Years ago, in Ventura County California (where I am thankfully no longer doing business), a loyal employee approached our manager and told her of a meeting that had been held the night before for our employees at a local attorney's office. The attorney was holding the meeting mainly because he was trying to drum up business, brainstorming with my employees how they might sue the company for a variety of fanciful wage and hour violations. Fortunately, we tend to be squeaky clean on labor compliance, and the only vulnerable spot they found was on California break law, where shifting court decisions gave them an opening to extract a bit of money from the company over how we were managing lunch breaks.

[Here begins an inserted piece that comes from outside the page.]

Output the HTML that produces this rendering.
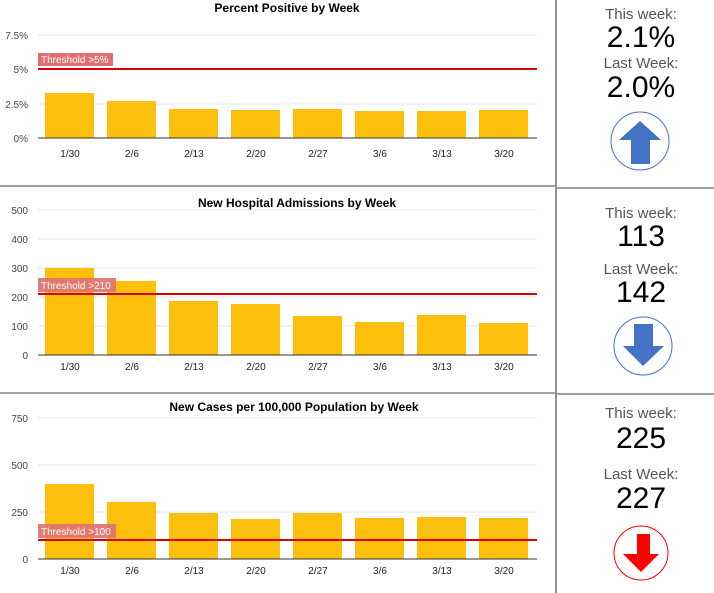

Anyway, in the course of the meeting, the attorney apparently advised our employees that if they ever thought they were about to get fired, they should quickly accuse someone in the company of harassment or discrimination or some other form of law-breaking. By doing so, they made themselves suddenly much more difficult to fire, and left the company open to charges of retaliation if the company did indeed fire them. In later years, we saw at least two employees at this location file discrimination or harassment claims literally hours before they were to be terminated for cause. Since then, I have seen this behavior enough, all over the country, to believe that this is a strategy that is frequently taught to employees.

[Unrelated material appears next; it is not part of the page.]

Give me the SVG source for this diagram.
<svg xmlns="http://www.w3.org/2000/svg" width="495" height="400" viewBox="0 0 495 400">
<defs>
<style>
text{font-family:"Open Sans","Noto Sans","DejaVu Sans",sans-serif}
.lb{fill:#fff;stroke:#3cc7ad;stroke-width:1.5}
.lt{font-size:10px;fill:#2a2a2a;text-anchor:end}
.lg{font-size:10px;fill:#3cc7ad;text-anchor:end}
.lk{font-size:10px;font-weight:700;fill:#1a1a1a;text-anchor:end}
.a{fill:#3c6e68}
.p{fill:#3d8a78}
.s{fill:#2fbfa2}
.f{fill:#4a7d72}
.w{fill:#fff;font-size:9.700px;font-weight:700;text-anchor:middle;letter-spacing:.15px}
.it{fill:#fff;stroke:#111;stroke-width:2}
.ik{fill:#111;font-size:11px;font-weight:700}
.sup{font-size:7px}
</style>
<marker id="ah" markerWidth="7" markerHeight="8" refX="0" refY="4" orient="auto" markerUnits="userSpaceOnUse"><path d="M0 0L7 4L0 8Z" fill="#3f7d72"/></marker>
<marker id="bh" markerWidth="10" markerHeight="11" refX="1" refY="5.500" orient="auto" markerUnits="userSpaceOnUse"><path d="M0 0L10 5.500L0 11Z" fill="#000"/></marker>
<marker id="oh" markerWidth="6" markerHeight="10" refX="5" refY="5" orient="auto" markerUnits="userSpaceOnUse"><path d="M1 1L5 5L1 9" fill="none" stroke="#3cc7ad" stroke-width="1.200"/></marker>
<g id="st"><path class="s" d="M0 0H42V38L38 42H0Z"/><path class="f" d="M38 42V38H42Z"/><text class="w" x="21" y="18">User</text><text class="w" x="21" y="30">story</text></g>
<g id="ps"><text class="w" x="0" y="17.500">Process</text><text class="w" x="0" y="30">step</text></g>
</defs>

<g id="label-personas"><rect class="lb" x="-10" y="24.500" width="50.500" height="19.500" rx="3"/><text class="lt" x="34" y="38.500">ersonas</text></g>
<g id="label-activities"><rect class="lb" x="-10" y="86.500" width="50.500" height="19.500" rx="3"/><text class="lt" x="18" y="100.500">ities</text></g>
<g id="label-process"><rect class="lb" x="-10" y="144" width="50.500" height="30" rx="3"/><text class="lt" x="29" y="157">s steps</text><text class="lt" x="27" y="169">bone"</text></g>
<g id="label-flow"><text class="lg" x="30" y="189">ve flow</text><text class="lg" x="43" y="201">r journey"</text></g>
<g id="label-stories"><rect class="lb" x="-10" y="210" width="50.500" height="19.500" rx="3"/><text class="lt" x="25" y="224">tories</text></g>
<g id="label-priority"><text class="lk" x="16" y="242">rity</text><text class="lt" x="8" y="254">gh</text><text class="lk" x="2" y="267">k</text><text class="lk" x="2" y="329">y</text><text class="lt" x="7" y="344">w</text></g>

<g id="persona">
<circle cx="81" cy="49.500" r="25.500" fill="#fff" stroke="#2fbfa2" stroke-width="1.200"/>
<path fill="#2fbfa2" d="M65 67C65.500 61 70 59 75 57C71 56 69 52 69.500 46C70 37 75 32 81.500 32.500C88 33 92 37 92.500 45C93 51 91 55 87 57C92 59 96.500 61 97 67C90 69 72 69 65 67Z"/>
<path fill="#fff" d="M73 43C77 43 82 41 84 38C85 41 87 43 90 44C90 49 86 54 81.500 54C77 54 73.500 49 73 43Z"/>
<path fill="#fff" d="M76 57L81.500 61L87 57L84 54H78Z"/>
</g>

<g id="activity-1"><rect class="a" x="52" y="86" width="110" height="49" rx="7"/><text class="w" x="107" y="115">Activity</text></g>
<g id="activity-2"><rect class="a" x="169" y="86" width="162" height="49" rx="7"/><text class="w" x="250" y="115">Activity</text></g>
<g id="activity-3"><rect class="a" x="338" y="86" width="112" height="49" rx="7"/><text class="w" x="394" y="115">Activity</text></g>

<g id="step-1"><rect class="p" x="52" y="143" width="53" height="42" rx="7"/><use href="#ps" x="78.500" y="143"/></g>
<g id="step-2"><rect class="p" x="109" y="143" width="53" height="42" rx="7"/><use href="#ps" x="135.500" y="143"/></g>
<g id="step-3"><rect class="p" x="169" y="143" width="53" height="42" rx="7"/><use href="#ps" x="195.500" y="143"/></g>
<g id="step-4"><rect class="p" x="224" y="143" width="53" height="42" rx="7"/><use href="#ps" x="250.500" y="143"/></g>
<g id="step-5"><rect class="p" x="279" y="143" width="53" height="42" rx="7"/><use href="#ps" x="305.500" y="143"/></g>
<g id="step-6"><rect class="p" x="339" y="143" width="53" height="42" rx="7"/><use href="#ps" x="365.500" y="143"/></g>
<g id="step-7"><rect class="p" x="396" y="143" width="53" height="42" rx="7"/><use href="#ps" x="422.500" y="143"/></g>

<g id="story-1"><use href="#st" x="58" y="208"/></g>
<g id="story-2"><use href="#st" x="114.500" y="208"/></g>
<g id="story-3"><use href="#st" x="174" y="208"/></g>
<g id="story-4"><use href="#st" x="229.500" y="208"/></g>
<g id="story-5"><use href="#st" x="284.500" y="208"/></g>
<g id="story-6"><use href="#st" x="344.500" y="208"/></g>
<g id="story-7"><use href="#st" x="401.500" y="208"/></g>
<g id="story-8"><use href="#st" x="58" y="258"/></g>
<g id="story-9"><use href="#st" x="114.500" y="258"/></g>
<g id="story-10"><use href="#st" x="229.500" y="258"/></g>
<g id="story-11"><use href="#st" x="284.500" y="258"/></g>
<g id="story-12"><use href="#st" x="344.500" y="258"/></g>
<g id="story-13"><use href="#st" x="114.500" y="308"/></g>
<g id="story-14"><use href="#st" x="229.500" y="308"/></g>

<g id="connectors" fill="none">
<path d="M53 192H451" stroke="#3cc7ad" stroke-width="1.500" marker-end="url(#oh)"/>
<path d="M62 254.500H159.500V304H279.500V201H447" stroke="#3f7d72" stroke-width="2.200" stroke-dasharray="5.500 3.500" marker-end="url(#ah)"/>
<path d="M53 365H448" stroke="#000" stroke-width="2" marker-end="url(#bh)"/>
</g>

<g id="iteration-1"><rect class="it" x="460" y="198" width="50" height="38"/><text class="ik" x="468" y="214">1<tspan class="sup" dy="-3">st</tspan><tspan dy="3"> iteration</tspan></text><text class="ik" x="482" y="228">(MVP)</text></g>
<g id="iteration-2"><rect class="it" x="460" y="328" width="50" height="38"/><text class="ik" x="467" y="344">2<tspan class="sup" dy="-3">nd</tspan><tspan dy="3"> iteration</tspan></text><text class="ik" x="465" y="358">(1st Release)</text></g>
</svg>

This terrible advice is obviously frustrating not only because it makes the firing process harder, but also because these charges all still have to be investigated seriously, a time-consuming process that has to involve me personally by our rules. On at least two occasions that I can remember, we delayed a firing for cause by several weeks to complete investigations into what turned out to be bogus charges, only to have the employee do something really stupid in a customer reaction during these extra weeks that had substantial costs for the company.
Anyway, I was thinking about this in the case of Colin Kaepernick, the NFL quarterback currently employed by the 49ers but expected by many to be released (ie fired) in the coming weeks. Last weekend he stirred up controversy when he refused to stand for the national anthem to protest treatment of blacks in America. Personally, I barely noticed, as I am not a big fan of enforced loyalty oaths and patriotic rituals, finding these to historically be markers of unfree societies. For these sorts of rituals to have any meaning at all, they have to be voluntary, which means that Kaepernick has every right to not participate, and everyone else has every right to criticize him for doing so, and I have the right to ignore it all as tedious virtue-signalling.
I mostly yawn and change the channel over all this, but it did make me wonder -- Kaepernick has to know that he is potentially on the chopping block. Many folks believe that his performance last year was not good enough to earn a job on the 49ers this year. It has been discussed on national TV for weeks, and probably for months in the local San Francisco market. If he were to be cut, it would likely be in the next 7 days or so by the schedule the NFL sets for finalizing rosters. So I wonder if part of Kaepernick's action the other day was to make it harder to fire him. He and his supporters can now portray his firing as retaliation for his support of Black Lives Matters, something that would be an uncomfortable perception for any high profile organization in America but particularly in San Francisco.